I can't find my essay on bi polar anywhere on my computer. I looked to see if I deleted it accidentally and I didn't. I'm sorry you only got to read the beginning on my ride with bi polar. If I ever find it, I'll be sure to post the whole thing in its entirety. I'm also sorry for neglecting my readers for so long. Not writing any posts not even updates. I have no excuses, I've been on the Internet, and even set up a page for my book. I've let the cat out of the bag that I've been working on my second book. A novel, a fictionalized account of my youth. I'm not very far, about 35 pages in. That's with large text. At least this time I am writing on Microsoft Word, and not Microsoft Works. It helps to have the help with my grammar. Although I think a lot of people would be surprised at how much better my grammar has gotten since I wrote my first book, syntax too.
Onto other news. Now days I'm super anti-drug. I don't push it on other people, if someone is using I just tell them about treatments available to them. On the other hand I'm more aware of the shit that goes on outside the Methadone clinic. Idiots can't even drive down the road a little ways and sell and buy their drugs. They do it all right there in the parking lot. People like that are what give the Methadone clinic a bad name. The gas station across the street doesn't like when we (the methadone clients) come in the store, or even the parking lot. Now in the morning they have a cop patrolling that area. What is wrong with going down the road to the mall where there are tons of cars, and nobody would notice if you pulled up to someone and jumped in their car.
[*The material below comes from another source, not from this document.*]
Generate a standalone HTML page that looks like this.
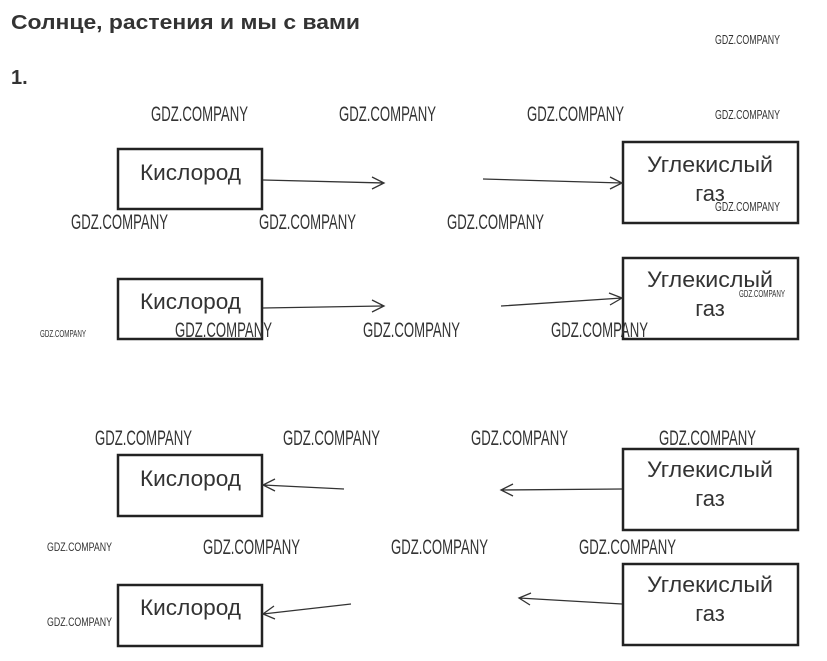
<!DOCTYPE html>
<html><head><meta charset="utf-8"><style>body{margin:0;background:#fff}svg{display:block}</style></head><body>
<svg width="827" height="661" xmlns="http://www.w3.org/2000/svg" font-family="Liberation Sans, sans-serif">
<text x="11" y="29" font-size="20" font-weight="bold" fill="#333" textLength="349" lengthAdjust="spacingAndGlyphs">Солнце, растения и мы с вами</text>
<text x="11" y="84" font-size="20" font-weight="bold" fill="#333">1.</text>
<g fill="none" stroke="#222" stroke-width="2.5">
<rect x="118" y="149" width="144" height="60"/><rect x="118" y="279" width="144" height="60"/>
<rect x="118" y="455" width="144" height="61"/><rect x="118" y="585" width="144" height="61"/>
<rect x="623" y="142" width="175" height="81"/><rect x="623" y="258" width="175" height="81"/>
<rect x="623" y="449" width="175" height="81"/><rect x="623" y="564" width="175" height="81"/>
</g>
<g fill="none" stroke="#333" stroke-width="1.3">
<path d="M263 180L384 183M372 177L384 183L372 189"/>
<path d="M483 179L622 183M610 177L622 183L610 189"/>
<path d="M263 308L384 306M372 300L384 306L372 312"/>
<path d="M501 306L622 298M609 293L622 298L610 305"/>
<path d="M344 489L263 485M275 479L263 485L275 491"/>
<path d="M622 489L501 490M513 484L501 490L513 496"/>
<path d="M351 604L263 614M274 606L263 614L275 619"/>
<path d="M622 604L519 598M531 593L519 598L530 605"/>
</g>
<g font-size="22" fill="#333">
<text x="140" y="180" textLength="101" lengthAdjust="spacingAndGlyphs">Кислород</text><text x="140" y="309" textLength="101" lengthAdjust="spacingAndGlyphs">Кислород</text>
<text x="140" y="486" textLength="101" lengthAdjust="spacingAndGlyphs">Кислород</text><text x="140" y="615" textLength="101" lengthAdjust="spacingAndGlyphs">Кислород</text>
<g text-anchor="middle">
<text x="710" y="172" textLength="126" lengthAdjust="spacingAndGlyphs">Углекислый</text><text x="710" y="201">газ</text>
<text x="710" y="287" textLength="126" lengthAdjust="spacingAndGlyphs">Углекислый</text><text x="710" y="316">газ</text>
<text x="710" y="477" textLength="126" lengthAdjust="spacingAndGlyphs">Углекислый</text><text x="710" y="506">газ</text>
<text x="710" y="592" textLength="126" lengthAdjust="spacingAndGlyphs">Углекислый</text><text x="710" y="621">газ</text>
</g></g>
<g fill="#333" font-size="21">
<text x="151" y="121" textLength="97" lengthAdjust="spacingAndGlyphs">GDZ.COMPANY</text>
<text x="339" y="121" textLength="97" lengthAdjust="spacingAndGlyphs">GDZ.COMPANY</text>
<text x="527" y="121" textLength="97" lengthAdjust="spacingAndGlyphs">GDZ.COMPANY</text>
<text x="71" y="229" textLength="97" lengthAdjust="spacingAndGlyphs">GDZ.COMPANY</text>
<text x="259" y="229" textLength="97" lengthAdjust="spacingAndGlyphs">GDZ.COMPANY</text>
<text x="447" y="229" textLength="97" lengthAdjust="spacingAndGlyphs">GDZ.COMPANY</text>
<text x="175" y="337" textLength="97" lengthAdjust="spacingAndGlyphs">GDZ.COMPANY</text>
<text x="363" y="337" textLength="97" lengthAdjust="spacingAndGlyphs">GDZ.COMPANY</text>
<text x="551" y="337" textLength="97" lengthAdjust="spacingAndGlyphs">GDZ.COMPANY</text>
<text x="95" y="445" textLength="97" lengthAdjust="spacingAndGlyphs">GDZ.COMPANY</text>
<text x="283" y="445" textLength="97" lengthAdjust="spacingAndGlyphs">GDZ.COMPANY</text>
<text x="471" y="445" textLength="97" lengthAdjust="spacingAndGlyphs">GDZ.COMPANY</text>
<text x="659" y="445" textLength="97" lengthAdjust="spacingAndGlyphs">GDZ.COMPANY</text>
<text x="203" y="554" textLength="97" lengthAdjust="spacingAndGlyphs">GDZ.COMPANY</text>
<text x="391" y="554" textLength="97" lengthAdjust="spacingAndGlyphs">GDZ.COMPANY</text>
<text x="579" y="554" textLength="97" lengthAdjust="spacingAndGlyphs">GDZ.COMPANY</text>
</g>
<g fill="#333" font-size="13">
<text x="715" y="44" textLength="65" lengthAdjust="spacingAndGlyphs">GDZ.COMPANY</text>
<text x="715" y="119" textLength="65" lengthAdjust="spacingAndGlyphs">GDZ.COMPANY</text>
<text x="715" y="211" textLength="65" lengthAdjust="spacingAndGlyphs">GDZ.COMPANY</text>
</g>
<g fill="#333" font-size="10">
<text x="40" y="337" textLength="46" lengthAdjust="spacingAndGlyphs">GDZ.COMPANY</text>
<text x="739" y="297" textLength="46" lengthAdjust="spacingAndGlyphs">GDZ.COMPANY</text>
<text x="47" y="551" textLength="65" lengthAdjust="spacingAndGlyphs" font-size="12">GDZ.COMPANY</text>
<text x="47" y="626" textLength="65" lengthAdjust="spacingAndGlyphs" font-size="12">GDZ.COMPANY</text>
</g>
</svg>
</body></html>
Seriously the mall is maybe two miles up the road...if that. That's why my dealer always did. My heroin dealer, I never bought or sold anything at the methadone clinic in Green Bay. Hawaii is a different story. It was right next to Best Buy and the parking lot was always packed there, so I'd often buy Xanax right there outside the clinic. Hawaii was a lot different scenario and people didn't judge us. Homeless lived all around there, and a lot of the homeless who lived near the clinic were clients who slept there so they could be close to the clinic in the morning so not to miss dosing hours. I'm trying to minimize what I did, it was wrong. I should have not bought drugs near the Methadone clinic. Here in Green Bay the clinic is super strict, but in Hawaii it was all "cool". I'd pop positive for benzo's and I'd tell my councilor I had a script to Clonazepam. She never once asked me to bring in proof. The only thing they really gave a fuck about was opiates, coke, and ice. They didn't even talk about weed as a drug, it was like smoking cigarettes. They expected you to smoke it. It makes me sick so I can't use weed. I do like shrooms and LSD as well as E. I would love to take all three at the same time. Has anyone reading this ever done that? If so please tell me what it was like.
My mood has plummeted from mixed to just depressed. I think it has to do with the extra Clonazepam. I even stopped taking them in the A.M. and I'm still sleeping all the time. I can lie my head down right now and fall asleep in seconds. I got back on my thyroid medication. I had to for the clinic. They took my blood and my levels are high, and I told them it’s because of the Clonazepam, but they just assume I'm taking extra off the street. Now I proved it could be due to my thyroid, and they are going to test again two months from now after I've been on the medication for enough time to let it work. I'm also on Abilify again 10mgs and Welburtin 450mgs. I take these during the day, as they are supposedly meds that keep you awake, but they were making me too sleepy, so I am now taking them at night as well as my Clonazepam. Just to be clear, I'm not taking 4mgs of Clonazepam at night, I'm only taking the 2mgs I'm supposed to. I might even cut it down to one if this mega sleep doesn't stop. Don't get me wrong I love sleeping, but not during the day. I feel like I've wasted my life away that day. I can sleep all day, and sleep all night no problem. I'd say 20 hours a day is not unusual for me.
I gots to go. I'm falling asleep writing this. You know what sucks the most, I can't read, and I've nothing to journal about.